UN experts: climate and biodiversity are interconnected issues
Jun 28, 2021
The climate crisis has finally been acknowledged by the mainstream, but the mass extinction of animal and plant species is often overlooked or considered less urgent. Now for the first time, UN experts are warning that the two existential crises must be tackled in concert with each other, rather than independently.
Our way of life is responsible for both the climate crisis and loss of biodiversity. The crises reinforce each other and have already brought some ecosystems to the brink of collapse. While the main causes are the same – the burning of fossil fuels, habitat destruction, industrial agriculture, excessive consumption – the measures taken to address them sometimes conflict.
Electric vehicles, for example, may be good for the climate because they do not emit CO2 while driving. However, the mining of raw materials, especially for batteries, causes immense environmental damage.
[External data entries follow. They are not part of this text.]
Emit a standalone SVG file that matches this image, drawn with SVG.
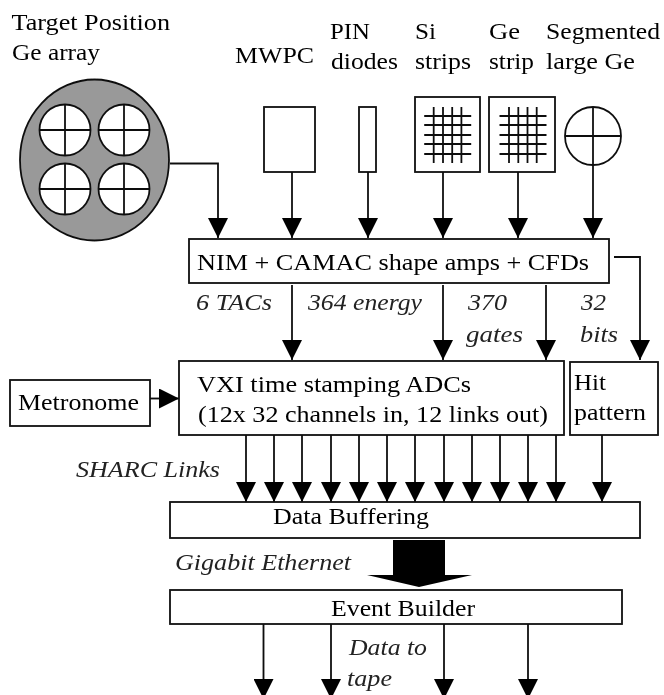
<svg xmlns="http://www.w3.org/2000/svg" width="664" height="695" viewBox="0 0 664 695">
<style>
.b{fill:#fff;stroke:#111;stroke-width:1.8}
.l{fill:none;stroke:#111;stroke-width:1.8}
.t{font-family:"Liberation Serif","Times New Roman",serif;font-size:23.5px;fill:#000}
.i{font-style:italic;fill:#222}
</style>
<defs>
<marker id="a" markerUnits="userSpaceOnUse" markerWidth="20" markerHeight="20" refX="20" refY="10" orient="auto" viewBox="0 0 20 20"><path d="M0 0L20 10L0 20Z" fill="#000"/></marker>
<filter id="s" filterUnits="userSpaceOnUse" x="0" y="0" width="664" height="695"><feGaussianBlur stdDeviation="0.4"/></filter>
<g id="c"><circle r="25.5" fill="#fff" stroke="#111" stroke-width="1.8"/><path class="l" d="M-26 0H26M0-26V26"/></g>
<g id="grid"><path class="l" d="M0 10V66M9.300 10V66M18.500 10V66M27.700 10V66M-9.500 19H37.500M-9.500 28H37.500M-9.500 38H37.500M-9.500 47H37.500M-9.500 57H37.500"/></g>
</defs>
<rect width="664" height="695" fill="#fff"/>
<g filter="url(#s)">
<g id="target-array">
<ellipse cx="94.500" cy="160" rx="74.500" ry="80.500" fill="#999" stroke="#111" stroke-width="1.800"/>
<use href="#c" x="65" y="130"/><use href="#c" x="124" y="130"/><use href="#c" x="65" y="189"/><use href="#c" x="124" y="189"/>
<text class="t" lengthAdjust="spacingAndGlyphs" x="11.500" y="30" textLength="158.500">Target Position</text>
<text class="t" lengthAdjust="spacingAndGlyphs" x="12" y="60" textLength="88">Ge array</text>
</g>
<g id="mwpc"><rect class="b" x="264" y="107" width="51" height="65"/><text class="t" lengthAdjust="spacingAndGlyphs" x="235" y="63" textLength="79">MWPC</text></g>
<g id="pin"><rect class="b" x="359" y="107" width="17" height="65"/><text class="t" lengthAdjust="spacingAndGlyphs" x="330" y="39" textLength="40">PIN</text><text class="t" lengthAdjust="spacingAndGlyphs" x="331" y="69" textLength="67">diodes</text></g>
<g id="si"><rect class="b" x="415" y="97" width="65" height="75"/><use href="#grid" x="433.700" y="97"/><text class="t" lengthAdjust="spacingAndGlyphs" x="415" y="39" textLength="21">Si</text><text class="t" lengthAdjust="spacingAndGlyphs" x="415" y="69" textLength="56">strips</text></g>
<g id="ge"><rect class="b" x="489" y="97" width="66" height="75"/><use href="#grid" x="509" y="97"/><text class="t" lengthAdjust="spacingAndGlyphs" x="489" y="39" textLength="31">Ge</text><text class="t" lengthAdjust="spacingAndGlyphs" x="489" y="69" textLength="45">strip</text></g>
<g id="segmented"><ellipse cx="593" cy="136" rx="28" ry="29" fill="#fff" stroke="#111" stroke-width="1.800"/><path class="l" d="M565 136H621M593 107V165"/><text class="t" lengthAdjust="spacingAndGlyphs" x="546" y="39" textLength="114">Segmented</text><text class="t" lengthAdjust="spacingAndGlyphs" x="546" y="69" textLength="89">large Ge</text></g>
<g id="nim"><rect class="b" x="189" y="239" width="420" height="44"/><text class="t" lengthAdjust="spacingAndGlyphs" x="197" y="270" textLength="392">NIM + CAMAC shape amps + CFDs</text></g>
<g id="vxi"><rect class="b" x="179" y="361" width="385" height="74"/><text class="t" lengthAdjust="spacingAndGlyphs" x="197" y="392" textLength="274">VXI time stamping ADCs</text><text class="t" lengthAdjust="spacingAndGlyphs" x="198" y="422" textLength="350">(12x 32 channels in, 12 links out)</text></g>
<g id="hit"><rect class="b" x="570" y="362" width="88" height="73"/><text class="t" lengthAdjust="spacingAndGlyphs" x="574" y="390" textLength="32">Hit</text><text class="t" lengthAdjust="spacingAndGlyphs" x="574" y="420" textLength="72">pattern</text></g>
<g id="metronome"><rect class="b" x="10" y="380" width="140" height="46"/><text class="t" lengthAdjust="spacingAndGlyphs" x="18" y="410" textLength="121">Metronome</text></g>
<g id="buffer"><rect class="b" x="170" y="502" width="470" height="36"/><text class="t" lengthAdjust="spacingAndGlyphs" x="273" y="524" textLength="156">Data Buffering</text></g>
<g id="builder"><rect class="b" x="170" y="590" width="452" height="34"/><text class="t" lengthAdjust="spacingAndGlyphs" x="331" y="616" textLength="144">Event Builder</text></g>
<g id="labels">
<text class="t i" lengthAdjust="spacingAndGlyphs" x="196" y="310" textLength="76">6 TACs</text>
<text class="t i" lengthAdjust="spacingAndGlyphs" x="308" y="310" textLength="114">364 energy</text>
<text class="t i" lengthAdjust="spacingAndGlyphs" x="468" y="310" textLength="39">370</text>
<text class="t i" lengthAdjust="spacingAndGlyphs" x="466" y="342" textLength="57">gates</text>
<text class="t i" lengthAdjust="spacingAndGlyphs" x="581" y="310" textLength="25">32</text>
<text class="t i" lengthAdjust="spacingAndGlyphs" x="580" y="342" textLength="38">bits</text>
<text class="t i" lengthAdjust="spacingAndGlyphs" x="76" y="477" textLength="144">SHARC Links</text>
<text class="t i" lengthAdjust="spacingAndGlyphs" x="175" y="570" textLength="176">Gigabit Ethernet</text>
<text class="t i" lengthAdjust="spacingAndGlyphs" x="349" y="655" textLength="78">Data to</text>
<text class="t i" lengthAdjust="spacingAndGlyphs" x="347" y="686" textLength="45">tape</text>
</g>
<g id="connectors">
<path class="l" marker-end="url(#a)" d="M170 163.500H218V238"/>
<path class="l" marker-end="url(#a)" d="M292 172V238"/>
<path class="l" marker-end="url(#a)" d="M368 172V238"/>
<path class="l" marker-end="url(#a)" d="M443 172V238"/>
<path class="l" marker-end="url(#a)" d="M518 172V238"/>
<path class="l" marker-end="url(#a)" d="M593 165V238"/>
<path class="l" marker-end="url(#a)" d="M614 257H640V360"/>
<path class="l" marker-end="url(#a)" d="M292 285V360"/>
<path class="l" marker-end="url(#a)" d="M443 285V360"/>
<path class="l" marker-end="url(#a)" d="M546 285V360"/>
<path class="l" marker-end="url(#a)" d="M150 398.500H179"/>
<path class="l" marker-end="url(#a)" d="M246 435V502"/>
<path class="l" marker-end="url(#a)" d="M274 435V502"/>
<path class="l" marker-end="url(#a)" d="M302 435V502"/>
<path class="l" marker-end="url(#a)" d="M331 435V502"/>
<path class="l" marker-end="url(#a)" d="M359 435V502"/>
<path class="l" marker-end="url(#a)" d="M387 435V502"/>
<path class="l" marker-end="url(#a)" d="M415 435V502"/>
<path class="l" marker-end="url(#a)" d="M444 435V502"/>
<path class="l" marker-end="url(#a)" d="M472 435V502"/>
<path class="l" marker-end="url(#a)" d="M500 435V502"/>
<path class="l" marker-end="url(#a)" d="M528 435V502"/>
<path class="l" marker-end="url(#a)" d="M556 435V502"/>
<path class="l" marker-end="url(#a)" d="M602 435V502"/>
<path class="l" marker-end="url(#a)" d="M263.500 624V699"/>
<path class="l" marker-end="url(#a)" d="M331 624V699"/>
<path class="l" marker-end="url(#a)" d="M444 624V699"/>
<path class="l" marker-end="url(#a)" d="M528 624V699"/>
<path d="M393 540H445V575H472L419 587L367 575H393Z" fill="#000"/>
</g>
</g>
</svg>
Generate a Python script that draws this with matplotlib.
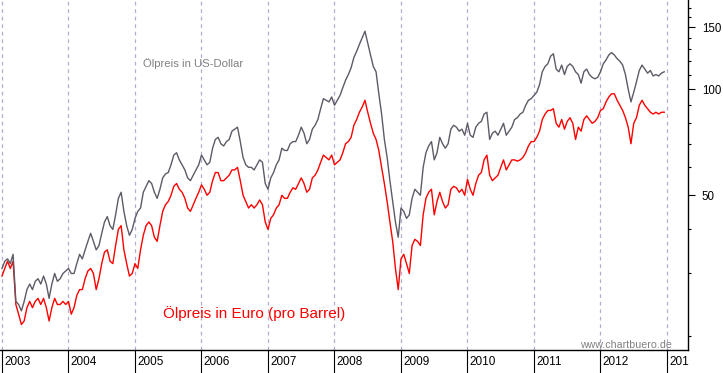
import matplotlib
matplotlib.use("Agg")
import matplotlib.pyplot as plt
import matplotlib.transforms as mtransforms
from matplotlib.ticker import FixedLocator, NullFormatter, FixedFormatter
import numpy as np

plt.rcParams['font.family'] = ['Liberation Sans', 'DejaVu Sans']

# semi-monthly closing prices, Jan 2003 .. Dec 2012
usd = [
    31, 32.5, 33, 32, 34, 25, 24.5, 23.5, 25, 27, 28, 27, 28.5, 29, 28, 29.5, 28, 25.5, 28, 30, 28.5, 29, 30, 30.5,
    31, 30, 30, 32, 34, 33, 35, 37, 39, 37, 35, 36, 39, 42, 43.5, 41, 40, 44, 49, 51, 45, 41, 38.5, 40,
    43, 45, 46, 51, 53, 55, 54, 51, 49, 52, 56, 57.5, 58, 61, 65, 66, 63, 61, 59, 56, 55, 57, 59, 61,
    65, 63, 61, 62, 68, 72, 73, 70, 69, 71, 72, 76, 77, 78, 71, 64, 61, 60, 60, 59, 61, 63, 62, 54,
    52, 56, 58, 61, 63, 68, 67, 67, 70, 71, 71, 74, 78, 75, 70, 72, 77, 79, 82, 88, 94, 93, 92, 95,
    90, 93, 96, 101, 106, 110, 115, 123, 128, 134, 140, 146, 135, 125, 116, 112, 97, 85, 72, 64, 55, 48, 42, 38,
    46, 45, 43, 44, 49, 52, 51, 50, 60, 66, 69, 71, 63, 66, 73, 70, 68, 70, 77, 79, 78, 76, 77, 74,
    80, 74, 73, 78, 80, 81, 85, 86, 72, 75, 76, 74, 77, 80, 74, 76, 78, 82, 83, 85, 86, 90, 93, 94,
    96, 98, 103, 112, 116, 118, 124, 126, 114, 112, 117, 110, 116, 118, 116, 112, 110, 104, 112, 114, 110, 108, 107, 108,
    112, 118, 121, 125, 127, 125, 122, 120, 117, 110, 100, 92, 98, 105, 113, 117, 114, 111, 113, 109, 110, 109, 111, 112,
]
eur = [
    29.5, 31, 32.5, 31, 32.5, 24.5, 23, 21.5, 22, 24, 25, 24, 25, 25.5, 24.5, 25.5, 24, 22, 24, 25.5, 24.5, 24.5, 25, 24.5,
    25, 23, 24, 26, 27, 27, 29, 30.5, 31, 30, 27, 29, 32, 34.5, 35, 32.5, 32, 36, 40, 41, 35, 32, 29.5, 30,
    32, 31, 35, 38.5, 41, 42, 41, 38, 37, 41, 45, 47, 48, 50, 53, 54, 52, 51, 49, 46, 45, 47, 49, 51,
    53.5, 52, 50, 51, 55, 58, 58, 55, 55, 56, 57, 59, 59, 60, 55, 50, 48, 46, 47, 46, 47, 48.5, 47, 42,
    40, 43, 44, 46, 47, 50, 49, 49, 51, 52.5, 52, 54, 56, 54, 51, 52, 56, 57, 59, 62, 65, 64, 63, 65,
    61, 62, 63, 66, 70, 71, 73, 79, 82, 86, 89, 93, 86, 80, 75, 72, 67, 60, 54, 48, 42, 37, 31, 27,
    33, 34, 32, 30, 36, 37.5, 37, 36, 44, 49, 51, 52, 44, 48, 51, 48, 46, 47, 52, 53, 52.5, 51, 52, 50,
    55.5, 52, 50, 54, 57, 58, 63, 65, 57, 55, 56, 57, 60, 63, 59, 61, 63, 63, 62.5, 63, 64, 66, 69, 71,
    71, 73, 76, 82, 85, 87, 87, 88, 80, 78, 82, 77, 81, 83, 80, 72, 78, 76, 82, 84, 82, 80, 81, 83,
    87, 88, 92, 95, 97, 97, 93, 90, 87, 83, 78, 70, 80, 83, 90, 93, 90, 88, 86, 85, 86, 85, 86, 86,
]
years = list(range(2003, 2014))
year_labels = [str(y) for y in years]
major_y = [50, 100, 150]
minor_y = [20, 30, 40, 60, 70, 80, 90, 110, 120, 130, 140, 160, 170]

t = 2003 + np.arange(len(usd)) / 24.0

W, H = 723, 373
fig = plt.figure(figsize=(W / 100, H / 100), dpi=100)
ax = fig.add_axes([0, 23 / H, 688 / W, 350 / H])

ax.plot(t, eur, color='#ff0000', lw=1.0, zorder=3)
ax.plot(t, usd, color='#5e5a66', lw=1.0, zorder=4)

ax.set_yscale('log')
ax.set_ylim(18.2, 179)
ax.set_xlim(2002.97, 2013.316)

for y in years:
    ax.axvline(y, color='#b8abcc', lw=0.9, ls=(0, (3, 3)), zorder=1)

for s in ['left', 'top']:
    ax.spines[s].set_visible(False)
ax.spines['right'].set_color('black')
ax.spines['bottom'].set_color('black')
ax.spines['right'].set_linewidth(1.0)
ax.spines['bottom'].set_linewidth(1.0)

ax.yaxis.tick_right()
ax.yaxis.set_major_locator(FixedLocator(major_y))
ax.yaxis.set_major_formatter(FixedFormatter([str(v) for v in major_y]))
ax.yaxis.set_minor_locator(FixedLocator(minor_y))
ax.yaxis.set_minor_formatter(NullFormatter())
ax.tick_params(axis='y', which='major', direction='out', length=5, width=0.8, pad=5,
               labelsize=8.3, colors='black')
ax.tick_params(axis='y', which='minor', direction='out', length=2.5, width=0.8)

ax.set_xticks(years)
ax.set_xticklabels([])
ax.tick_params(axis='x', which='major', direction='out', length=17, width=0.8)
ax.tick_params(axis='x', which='minor', length=0)

# year labels, clipped at the right spine like the original
clip_bbox = mtransforms.Bbox.from_extents(0, 0, 688.5, H)
trans = mtransforms.blended_transform_factory(ax.transData, ax.transAxes)
offset = mtransforms.ScaledTranslation(1.5 / 72, 0, fig.dpi_scale_trans)
for y, lab in zip(years, year_labels):
    txt = ax.text(y, -12 / 350, lab, transform=trans + offset, ha='left', va='center',
                  fontsize=8.5, color='black')
    txt.set_clip_on(True)
    txt.set_clip_box(mtransforms.TransformedBbox(clip_bbox, mtransforms.IdentityTransform()))

ax.text(143 / 688, 1 - 64 / 350, 'Ölpreis in US-Dollar', transform=ax.transAxes,
        ha='left', va='center', fontsize=8.2, color='#808080')
ax.text(163 / 688, 1 - 314 / 350, 'Ölpreis in Euro (pro Barrel)', transform=ax.transAxes,
        ha='left', va='center', fontsize=11, color='#ff0000')
ax.text(672 / 688, 1 - 345 / 350, 'www.chartbuero.de', transform=ax.transAxes,
        ha='right', va='center', fontsize=7.7, color='#808080')

fig.savefig('out.png', dpi=100)
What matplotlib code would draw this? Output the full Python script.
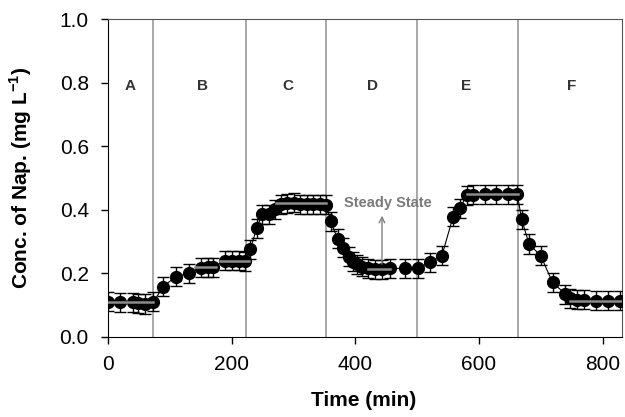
import matplotlib
matplotlib.use("Agg")
import matplotlib.pyplot as plt

plt.rcParams['font.family'] = ['Liberation Sans', 'DejaVu Sans']
plt.rcParams['mathtext.fontset'] = 'custom'
plt.rcParams['mathtext.rm'] = 'Liberation Sans'
plt.rcParams['mathtext.bf'] = 'Liberation Sans:bold'

# Data
time = [0, 19, 40, 48, 59, 73, 89, 109, 131, 150, 161, 170, 189, 200, 211, 222,
        230, 240, 249, 260, 270, 279, 289, 300, 310, 321, 332, 342, 353,
        360, 371, 380, 389, 396, 402, 410, 421, 432, 443, 456, 480, 501,
        520, 540, 558, 569, 580, 591, 610, 628, 647, 662,
        669, 681, 700, 719, 740, 747, 758, 770, 789, 809, 828]
conc = [0.110, 0.108, 0.108, 0.106, 0.103, 0.110, 0.158, 0.189, 0.200, 0.217, 0.218, 0.218,
        0.240, 0.240, 0.240, 0.237, 0.276, 0.341, 0.386, 0.386, 0.401, 0.418, 0.420, 0.422,
        0.418, 0.418, 0.418, 0.418, 0.415, 0.364, 0.308, 0.280, 0.252, 0.236, 0.228, 0.220,
        0.215, 0.213, 0.213, 0.215, 0.215, 0.215, 0.234, 0.255, 0.378, 0.404, 0.446, 0.448,
        0.449, 0.449, 0.449, 0.449, 0.370, 0.292, 0.255, 0.171, 0.134, 0.121, 0.116, 0.116,
        0.113, 0.113, 0.113]
err = [0.03] * len(time)

# phase boundaries and labels
boundaries = [72, 223, 353, 500, 663]
phase_labels = ['A', 'B', 'C', 'D', 'E', 'F']
phase_label_x = [35, 152, 290, 427, 579, 750]

# steady-state mean lines (start, end, level)
mean_start = [0, 140, 181, 272, 420, 580, 747]
mean_end = [73, 175, 227, 353, 456, 663, 832]
mean_level = [0.110, 0.218, 0.240, 0.420, 0.213, 0.449, 0.113]

fig = plt.figure(figsize=(6.25, 4.17), dpi=100)
ax = fig.add_axes([0.1733, 0.1926, 0.8224, 0.7611])

for b in boundaries:
    ax.axvline(b, color='#999999', lw=1.2, zorder=1)

ax.plot(time, conc, color='black', lw=0.8, zorder=2)
ax.errorbar(time, conc, yerr=err, fmt='o', color='black', ms=8.5,
            ecolor='black', elinewidth=1.0, capsize=4, capthick=1.0, zorder=3)

for s, e, lv in zip(mean_start, mean_end, mean_level):
    ax.plot([s, e], [lv, lv], color='#8c8c8c', lw=1.8, zorder=4)

for lab, lx in zip(phase_labels, phase_label_x):
    ax.text(lx, 0.79, lab, ha='center', va='center', fontsize=11,
            fontweight='bold', color='#333333')

ax.annotate('', xy=(443, 0.39), xytext=(443, 0.22),
            arrowprops=dict(arrowstyle='->', color='#808080', lw=1), zorder=5)
ax.text(452, 0.42, 'Steady State', ha='center', va='center', fontsize=10.5,
        fontweight='bold', color='#7a7a7a')

ax.set_xlim(0, 832)
ax.set_ylim(0, 1.0)
ax.set_xticks([0, 200, 400, 600, 800])
ax.set_yticks([0.0, 0.2, 0.4, 0.6, 0.8, 1.0])
ax.set_yticklabels(['0.0', '0.2', '0.4', '0.6', '0.8', '1.0'])
ax.tick_params(direction='out', length=5, labelsize=15, width=1)
ax.tick_params(axis='y', pad=9)
ax.tick_params(axis='x', pad=8)

ax.set_xlabel('Time (min)', fontsize=15, fontweight='bold')
ax.xaxis.set_label_coords(0.497, -0.172)
ax.set_ylabel('Conc. of Nap. (mg L$^{\\mathbf{-1}}$)', fontsize=15, fontweight='bold')
ax.yaxis.set_label_coords(-0.145, 0.5)

for side in ['top', 'right']:
    ax.spines[side].set_color('#555555')

fig.savefig('out.png', dpi=100, facecolor='white')
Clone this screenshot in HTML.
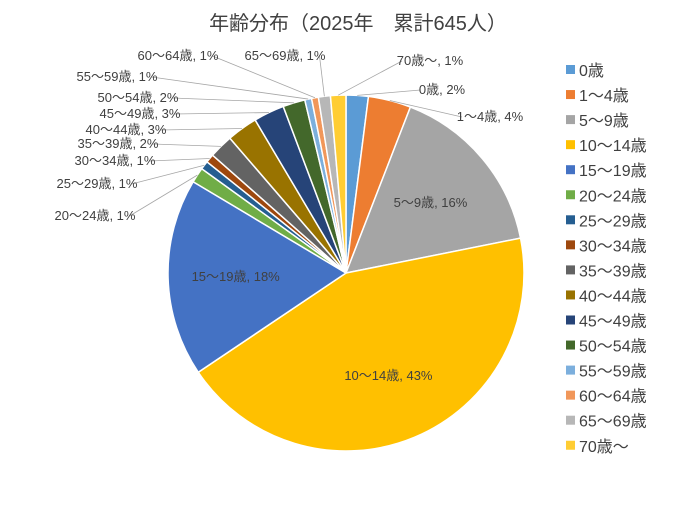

Destroying forests and grasslands and replacing them with monocultures for biofuel and wood pellets – for crops such as palm oil, soy, corn or acacia – is devastating for biodiversity. Planting trees is mostly good for the climate, but the wrong species in a given location can do more harm than good.
50 scientists from the Intergovernmental Panel on Climate Change (IPCC) and the Intergovernmental Platform on Biodiversity and Ecosystem Services (IPBES) recently presented a joint report. Its core finding: protecting the climate and biodiversity are both crucial and must be tackled at the same time. Measures that are very specifically tailored to protect the climate must be analyzed with care to avoid negative trade-offs. Climate protection must not come at the expense of biodiversity and vice versa. Social consequences for local communities and indigenous peoples must also be considered.
The Chair of the Intergovernmental Panel on Climate Change IPCC, Dr. Hoesung Lee said: “Climate change and biodiversity loss combine to threaten society – often magnifying and accelerating each other.”
“Land and ocean are already doing a lot – absorbing almost 50% of CO2 from human emissions - but nature cannot do everything,” said Ana María Hernández Salgar, Chair of IPBES. “Transformative change in all parts of society and our economy is needed to stabilize our climate, stop biodiversity loss and chart a path to the sustainable future we want. This will also require us to address both crises together, in complementary ways.”
The experts cite examples in their report of how climate protection and biodiversity go hand in hand: Protecting or restoring particularly biodiverse and carbon-rich ecosystems sequesters a lot of CO2 and can prevent methane emissions. At the same time, bogs, wetlands and mangroves provide a habitat for numerous creatures.
The scientists see protected areas – particularly those managed by indigenous peoples – as a key to preserving biodiversity that has been used far too timidly in the past. They therefore support the goal of protecting 30 to 50 percent of all ice-free ocean and land surface areas. “Nature-based solutions” such as reforestation must not replace or delay the mitigation of greenhouse gas emissions or focus solely on CO2 sequestration, and must take into account the needs of local and indigenous communities.
The report calls on every individual and every community to act: “Every local initiative matters, since the benefits of many small, local biodiversity measures accumulate at the global level.” The report also advocates changes in eating habits and recycling.